### What is asked
Retype each line exactly. Skip images.
* begin Recorded information *
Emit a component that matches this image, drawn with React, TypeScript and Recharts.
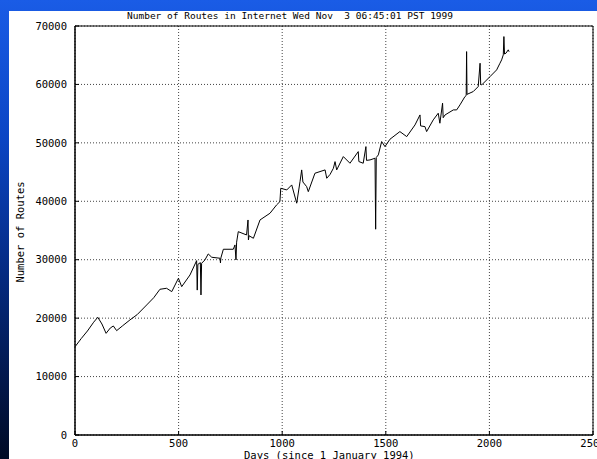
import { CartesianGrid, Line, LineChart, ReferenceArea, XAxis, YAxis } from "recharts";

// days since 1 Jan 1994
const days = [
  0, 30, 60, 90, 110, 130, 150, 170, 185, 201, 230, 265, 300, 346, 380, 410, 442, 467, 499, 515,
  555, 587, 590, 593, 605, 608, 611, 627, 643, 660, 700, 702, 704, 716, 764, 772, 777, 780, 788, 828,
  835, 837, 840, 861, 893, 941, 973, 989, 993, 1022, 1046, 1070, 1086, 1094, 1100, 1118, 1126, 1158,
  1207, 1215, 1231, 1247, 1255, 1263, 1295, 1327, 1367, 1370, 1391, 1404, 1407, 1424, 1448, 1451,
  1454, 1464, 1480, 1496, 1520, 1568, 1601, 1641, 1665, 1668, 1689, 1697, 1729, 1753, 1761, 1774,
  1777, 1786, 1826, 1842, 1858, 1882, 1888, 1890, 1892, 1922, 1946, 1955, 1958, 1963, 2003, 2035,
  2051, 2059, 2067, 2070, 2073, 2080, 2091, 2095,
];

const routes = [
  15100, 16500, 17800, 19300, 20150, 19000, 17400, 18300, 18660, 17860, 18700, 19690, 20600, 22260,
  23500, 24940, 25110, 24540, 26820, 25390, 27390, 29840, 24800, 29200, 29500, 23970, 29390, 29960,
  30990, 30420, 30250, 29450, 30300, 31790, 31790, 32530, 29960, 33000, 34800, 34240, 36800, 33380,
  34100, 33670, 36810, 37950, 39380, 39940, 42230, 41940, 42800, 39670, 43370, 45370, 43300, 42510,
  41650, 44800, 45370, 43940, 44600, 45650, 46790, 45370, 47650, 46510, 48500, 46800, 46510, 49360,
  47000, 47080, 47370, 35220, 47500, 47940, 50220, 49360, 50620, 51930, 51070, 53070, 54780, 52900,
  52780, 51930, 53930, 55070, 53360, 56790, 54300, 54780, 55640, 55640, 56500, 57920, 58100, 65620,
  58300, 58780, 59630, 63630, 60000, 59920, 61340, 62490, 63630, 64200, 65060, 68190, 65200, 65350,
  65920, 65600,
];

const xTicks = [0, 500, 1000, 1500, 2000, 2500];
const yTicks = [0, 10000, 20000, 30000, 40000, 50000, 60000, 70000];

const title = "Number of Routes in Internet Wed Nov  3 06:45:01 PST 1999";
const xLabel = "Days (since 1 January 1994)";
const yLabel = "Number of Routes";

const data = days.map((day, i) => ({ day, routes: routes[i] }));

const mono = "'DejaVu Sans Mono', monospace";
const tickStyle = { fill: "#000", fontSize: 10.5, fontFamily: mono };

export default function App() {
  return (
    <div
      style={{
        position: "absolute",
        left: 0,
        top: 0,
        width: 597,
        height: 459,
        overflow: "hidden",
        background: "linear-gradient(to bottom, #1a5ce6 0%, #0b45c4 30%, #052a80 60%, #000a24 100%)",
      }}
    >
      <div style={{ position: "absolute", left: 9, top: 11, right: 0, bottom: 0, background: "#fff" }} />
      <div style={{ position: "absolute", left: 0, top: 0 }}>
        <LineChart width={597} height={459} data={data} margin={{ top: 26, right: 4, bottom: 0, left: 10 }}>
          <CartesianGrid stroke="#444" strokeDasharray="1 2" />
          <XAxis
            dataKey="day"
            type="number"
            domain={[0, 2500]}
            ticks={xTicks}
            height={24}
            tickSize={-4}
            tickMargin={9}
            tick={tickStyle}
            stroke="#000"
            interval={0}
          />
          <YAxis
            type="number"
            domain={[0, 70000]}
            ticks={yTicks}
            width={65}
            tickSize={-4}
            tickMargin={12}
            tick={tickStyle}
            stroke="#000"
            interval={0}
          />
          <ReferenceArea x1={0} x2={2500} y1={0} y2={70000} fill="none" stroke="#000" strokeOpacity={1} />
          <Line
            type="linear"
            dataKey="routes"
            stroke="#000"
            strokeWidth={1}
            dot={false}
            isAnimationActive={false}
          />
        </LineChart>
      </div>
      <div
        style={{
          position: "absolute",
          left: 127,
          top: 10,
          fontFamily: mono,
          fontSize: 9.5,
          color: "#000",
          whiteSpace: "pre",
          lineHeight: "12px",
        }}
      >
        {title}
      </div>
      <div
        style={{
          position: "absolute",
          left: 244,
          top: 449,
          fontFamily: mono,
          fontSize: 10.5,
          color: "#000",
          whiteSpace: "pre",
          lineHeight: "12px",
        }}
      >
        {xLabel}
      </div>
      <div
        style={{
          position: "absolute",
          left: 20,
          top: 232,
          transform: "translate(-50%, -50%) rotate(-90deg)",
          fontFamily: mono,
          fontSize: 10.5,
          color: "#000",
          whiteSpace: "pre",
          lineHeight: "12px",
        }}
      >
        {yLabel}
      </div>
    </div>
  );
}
* end Recorded information *
### Complete answer
Emit a component that matches this image, drawn with React, TypeScript and Recharts.
import { CartesianGrid, Line, LineChart, ReferenceArea, XAxis, YAxis } from "recharts";

// days since 1 Jan 1994
const days = [
  0, 30, 60, 90, 110, 130, 150, 170, 185, 201, 230, 265, 300, 346, 380, 410, 442, 467, 499, 515,
  555, 587, 590, 593, 605, 608, 611, 627, 643, 660, 700, 702, 704, 716, 764, 772, 777, 780, 788, 828,
  835, 837, 840, 861, 893, 941, 973, 989, 993, 1022, 1046, 1070, 1086, 1094, 1100, 1118, 1126, 1158,
  1207, 1215, 1231, 1247, 1255, 1263, 1295, 1327, 1367, 1370, 1391, 1404, 1407, 1424, 1448, 1451,
  1454, 1464, 1480, 1496, 1520, 1568, 1601, 1641, 1665, 1668, 1689, 1697, 1729, 1753, 1761, 1774,
  1777, 1786, 1826, 1842, 1858, 1882, 1888, 1890, 1892, 1922, 1946, 1955, 1958, 1963, 2003, 2035,
  2051, 2059, 2067, 2070, 2073, 2080, 2091, 2095,
];

const routes = [
  15100, 16500, 17800, 19300, 20150, 19000, 17400, 18300, 18660, 17860, 18700, 19690, 20600, 22260,
  23500, 24940, 25110, 24540, 26820, 25390, 27390, 29840, 24800, 29200, 29500, 23970, 29390, 29960,
  30990, 30420, 30250, 29450, 30300, 31790, 31790, 32530, 29960, 33000, 34800, 34240, 36800, 33380,
  34100, 33670, 36810, 37950, 39380, 39940, 42230, 41940, 42800, 39670, 43370, 45370, 43300, 42510,
  41650, 44800, 45370, 43940, 44600, 45650, 46790, 45370, 47650, 46510, 48500, 46800, 46510, 49360,
  47000, 47080, 47370, 35220, 47500, 47940, 50220, 49360, 50620, 51930, 51070, 53070, 54780, 52900,
  52780, 51930, 53930, 55070, 53360, 56790, 54300, 54780, 55640, 55640, 56500, 57920, 58100, 65620,
  58300, 58780, 59630, 63630, 60000, 59920, 61340, 62490, 63630, 64200, 65060, 68190, 65200, 65350,
  65920, 65600,
];

const xTicks = [0, 500, 1000, 1500, 2000, 2500];
const yTicks = [0, 10000, 20000, 30000, 40000, 50000, 60000, 70000];

const title = "Number of Routes in Internet Wed Nov  3 06:45:01 PST 1999";
const xLabel = "Days (since 1 January 1994)";
const yLabel = "Number of Routes";

const data = days.map((day, i) => ({ day, routes: routes[i] }));

const mono = "'DejaVu Sans Mono', monospace";
const tickStyle = { fill: "#000", fontSize: 10.5, fontFamily: mono };

export default function App() {
  return (
    <div
      style={{
        position: "absolute",
        left: 0,
        top: 0,
        width: 597,
        height: 459,
        overflow: "hidden",
        background: "linear-gradient(to bottom, #1a5ce6 0%, #0b45c4 30%, #052a80 60%, #000a24 100%)",
      }}
    >
      <div style={{ position: "absolute", left: 9, top: 11, right: 0, bottom: 0, background: "#fff" }} />
      <div style={{ position: "absolute", left: 0, top: 0 }}>
        <LineChart width={597} height={459} data={data} margin={{ top: 26, right: 4, bottom: 0, left: 10 }}>
          <CartesianGrid stroke="#444" strokeDasharray="1 2" />
          <XAxis
            dataKey="day"
            type="number"
            domain={[0, 2500]}
            ticks={xTicks}
            height={24}
            tickSize={-4}
            tickMargin={9}
            tick={tickStyle}
            stroke="#000"
            interval={0}
          />
          <YAxis
            type="number"
            domain={[0, 70000]}
            ticks={yTicks}
            width={65}
            tickSize={-4}
            tickMargin={12}
            tick={tickStyle}
            stroke="#000"
            interval={0}
          />
          <ReferenceArea x1={0} x2={2500} y1={0} y2={70000} fill="none" stroke="#000" strokeOpacity={1} />
          <Line
            type="linear"
            dataKey="routes"
            stroke="#000"
            strokeWidth={1}
            dot={false}
            isAnimationActive={false}
          />
        </LineChart>
      </div>
      <div
        style={{
          position: "absolute",
          left: 127,
          top: 10,
          fontFamily: mono,
          fontSize: 9.5,
          color: "#000",
          whiteSpace: "pre",
          lineHeight: "12px",
        }}
      >
        {title}
      </div>
      <div
        style={{
          position: "absolute",
          left: 244,
          top: 449,
          fontFamily: mono,
          fontSize: 10.5,
          color: "#000",
          whiteSpace: "pre",
          lineHeight: "12px",
        }}
      >
        {xLabel}
      </div>
      <div
        style={{
          position: "absolute",
          left: 20,
          top: 232,
          transform: "translate(-50%, -50%) rotate(-90deg)",
          fontFamily: mono,
          fontSize: 10.5,
          color: "#000",
          whiteSpace: "pre",
          lineHeight: "12px",
        }}
      >
        {yLabel}
      </div>
    </div>
  );
}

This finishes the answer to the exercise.